Aceso sempre o forno de barro.
As quitandas de salvação, carreando pelos taboleiros
os abençoados vinténs, tão valedores, indispensáveis.
Eram as costuras trabalhadas,
os desfiados crivos pacientes.
a reforma do velho, o aproveitamento de retalho.
os bordados caprichados, os remendos instituídos,
os cerzidos pacientes...
Tudo economizado, aproveitado.
Tudo ajudava a pobreza daquela classe média, coagida, forçada
a manter as aparências de decência, compostura, preconceito,
sustentáculo de pobreza disfarçada.
Classe média do pós treze (13) de maio.
Geração ponte, fui posso contar (1984, p. 45).

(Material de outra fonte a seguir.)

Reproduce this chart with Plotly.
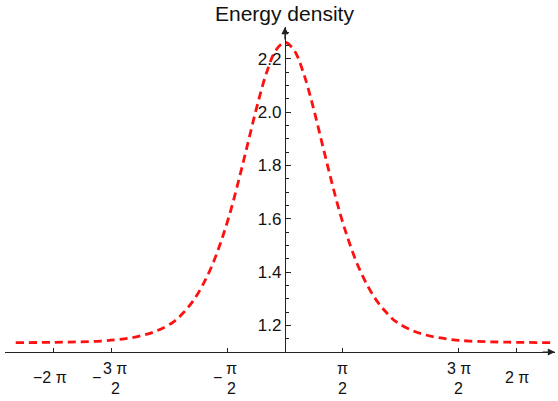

O eu lírico se coloca como testemunha desses tempos difíceis com a
precisão de quem experimentou uma vida permeada de pobreza e escassez, como
a localização de sua origem quando revela no final: “geração ponte, fui posso
contar”. Esse período atesta o discurso de quem está próximo de tal situação,
demonstrado também por meio de referências a objetos remanescentes de um
tempo, evidenciando o espaço social de que o poema trata.
Através dos objetos, o eu lírico elucida as atividades que a mulher
tinha que cumprir no cotidiano, “no pilão, no tacho, fundindo velas de sebo, no ferro
de brasa de engomar, aceso sempre o forno de barro, carreando pelos taboleiros.”
Nesse trecho, fica evidente como era dura a rotina a que essas mulheres se
submetiam para mascarar a pobreza da casa através do próprio esforço.
Com o trabalho, a mulher complementava a renda familiar e, embora
tivesse um papel relevante na família, tal como demonstra o poema, sua luta era
anônima. O jogo das aparências é bem marcante no poema, demonstrado por meio
dos seguintes períodos: “a reforma do velho, o aproveitamento de retalho, os
remendos instituídos, os cerzidos pacientes... Tudo economizado, aproveitado.”